Point & Go Figure: The Caligula & Claudius 500 (SPX)
Caligula my man, bro!
First, to answer the question foremost on everyone's mind, the answer is yes. Caligula did, in fact, consider installing his favorite racehorse, Incitatus, as the Emperor's Chief Consul, a post roughly equivalent to the United States Chief Justice of the Supreme Court.
Shortly thereafter, Cassius Chaerea, with the help of two well-armed friends, caught Caligula by surprise in a darkened hallway and engaged in a little Emporius Bludgenius, thereby ending the infamous emperor's orgiastic, some say schizophrenic, rule.
The Praetorian Guard quickly elected Claudius, Caligula's uncle, emperor. Considering the fact that Claudius was afflicted with some sort of paralytic condition from birth, which left him partially crippled and largely incapable of speech, the move made complete sense. The parallels and lessons for us are clear: after the orgy ends, expect a sideways path without clear direction or conviction, before a new "better" emperor shows up to sing Karaoke, bleed the Treasury dry, and burn down half the capital city. Also, provoke a civil war. That, of course, would be Nero, a story for another day.
Let's look at a chart of Caligula... I mean, the S&P 500... which is, oddly enough, partially based on Roman numerals, employing Xs for good and Os for bad.

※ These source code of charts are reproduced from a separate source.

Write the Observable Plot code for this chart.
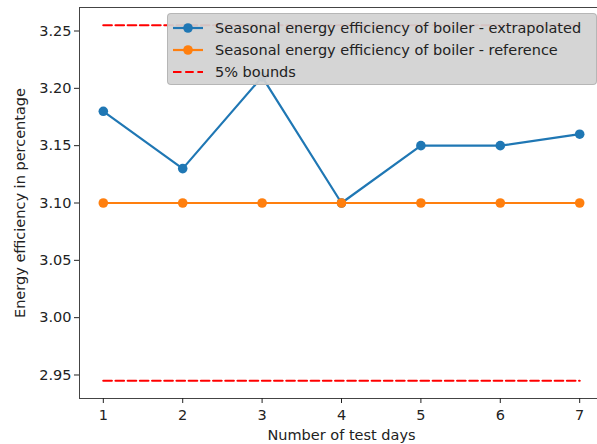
<!DOCTYPE html>
<html><head><meta charset="utf-8">
<script src="https://cdn.jsdelivr.net/npm/d3@7"></script>
<script src="https://cdn.jsdelivr.net/npm/@observablehq/plot@0.6"></script>
<style>
body{margin:0;background:#fff;overflow:hidden}
#wrap{position:relative;width:597px;height:444px;overflow:hidden}
#wrap svg{overflow:hidden}
.legend{position:absolute;left:167px;top:13px;width:430px;height:72px;background:rgba(210,210,210,0.93);border:1px solid rgba(180,180,180,0.95);border-radius:4px;box-sizing:border-box;font-family:"DejaVu Sans",sans-serif;font-size:14.5px;color:#222}
.row{position:absolute;left:5px;height:16px;display:flex;align-items:center;white-space:nowrap}
.row svg{margin-right:12px;overflow:visible}
</style></head>
<body><div id="wrap"></div>
<script>
const days = [1, 2, 3, 4, 5, 6, 7];
const extrapolated = [3.18, 3.13, 3.21, 3.10, 3.15, 3.15, 3.16];
const reference = [3.10, 3.10, 3.10, 3.10, 3.10, 3.10, 3.10];
const boundDays = [1, 7];
const upperBound = [3.255, 3.255];
const lowerBound = [2.945, 2.945];
const yTicks = [2.95, 3.00, 3.05, 3.10, 3.15, 3.20, 3.25];
const seriesNames = ["Seasonal energy efficiency of boiler - extrapolated", "Seasonal energy efficiency of boiler - reference", "5% bounds"];
const colors = ["#1f77b4", "#ff7f0e", "#ff0000"];

const ext = days.map((d, i) => ({day: d, value: extrapolated[i]}));
const ref = days.map((d, i) => ({day: d, value: reference[i]}));
const up = boundDays.map((d, i) => ({day: d, value: upperBound[i]}));
const lo = boundDays.map((d, i) => ({day: d, value: lowerBound[i]}));

const dash = "8.5,3.7";
const chart = Plot.plot({
  width: 597, height: 444,
  marginLeft: 79, marginTop: 7, marginBottom: 46, marginRight: -6,
  style: {fontFamily: "DejaVu Sans, sans-serif", fontSize: "14.5px", color: "#222", background: "#fff", overflow: "hidden"},
  x: {domain: [0.7, 7.3]},
  y: {domain: [2.9295, 3.2705]},
  marks: [
    Plot.line(ext, {x: "day", y: "value", stroke: colors[0], strokeWidth: 2.2}),
    Plot.dot(ext, {x: "day", y: "value", r: 4.8, fill: colors[0], stroke: "none"}),
    Plot.line(ref, {x: "day", y: "value", stroke: colors[1], strokeWidth: 2.2}),
    Plot.dot(ref, {x: "day", y: "value", r: 4.8, fill: colors[1], stroke: "none"}),
    Plot.line(up, {x: "day", y: "value", stroke: colors[2], strokeWidth: 2.2, strokeDasharray: dash}),
    Plot.line(lo, {x: "day", y: "value", stroke: colors[2], strokeWidth: 2.2, strokeDasharray: dash}),
    Plot.frame({stroke: "#444", strokeWidth: 1}),
    Plot.axisX({ticks: days, tickSize: 5, tickPadding: 6, tickFormat: d => String(d), label: "Number of test days", labelAnchor: "center", labelArrow: "none", labelOffset: 41, fontSize: 14.5}),
    Plot.axisY({ticks: yTicks, tickSize: 5, tickPadding: 3, tickFormat: d3.format(".2f"), label: "Energy efficiency in percentage", labelAnchor: "center", labelArrow: "none", labelOffset: 65, fontSize: 14.5})
  ]
});
const wrap = document.getElementById("wrap");
wrap.appendChild(chart);

const legend = document.createElement("div");
legend.className = "legend";
seriesNames.forEach((name, i) => {
  const row = document.createElement("div");
  row.className = "row";
  row.style.top = (6 + i * 22) + "px";
  const marker = i < 2 ? `<circle cx="15" cy="8" r="4.8" fill="${colors[i]}"/>` : "";
  const d = i === 2 ? ` stroke-dasharray="${dash}"` : "";
  row.innerHTML = `<svg width="30" height="16"><line x1="0" x2="30" y1="8" y2="8" stroke="${colors[i]}" stroke-width="2.2"${d}/>${marker}</svg><span>${name}</span>`;
  legend.appendChild(row);
});
wrap.appendChild(legend);
</script></body></html>
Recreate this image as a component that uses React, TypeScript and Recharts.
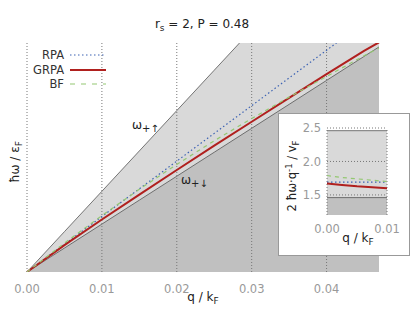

S & P 500 Index (SPX) 5x3 scale
(Chart courtesy Dorsey, Wright)
I don't think I need to point out the eerie parallels between this chart and the rule of certain greed-tainted Roman emperors. OK, maybe I do.
The last positive technical action for the S&P 500 occurred in July. Since July the SPX has three consecutive technical "sell" signals, culminating in the recent trendline violation from the May lows.
The context here is largely negative:
- The bullish percent for the S&P 500 is negative (in a column of Os) at 56%, down from 68% in July, and a peak of 72% in August.
- The percent of stocks above their 50-day moving average is negative (in Os) at 26%, down from a peak of 82% in July.
But wasn't this the case in late April and early May following the trendline violation at 1150? Where are we in relation to what turned out to be an important trading low at 1140? Is this time different? Are we reaching oversold levels from which we can expect a trading bounce?
On April 25, the day the S&P 500 5x3 chart generated a new buy signal, the Bullish percent for the SPX was at 54% in Os but the percent of S&P 500 stocks trading above their 50-day moving average was positive (in Xs) at 34% after reversing up from a low of 16% on April 19, a week before the SPX "buy" signal.
My read is that the probabilities favor a continuation of this move down, though a recovery is getting nearer. Once the percent of stocks above their 50-day moving average reaches oversold conditions, below the 20% level where that indicator typically records a low under negative contextual conditions, then I will look for some type of meaningful bounce. Until then, the emperor continues to wander the palace halls, alone, vulnerable, and quite possibly still drunk.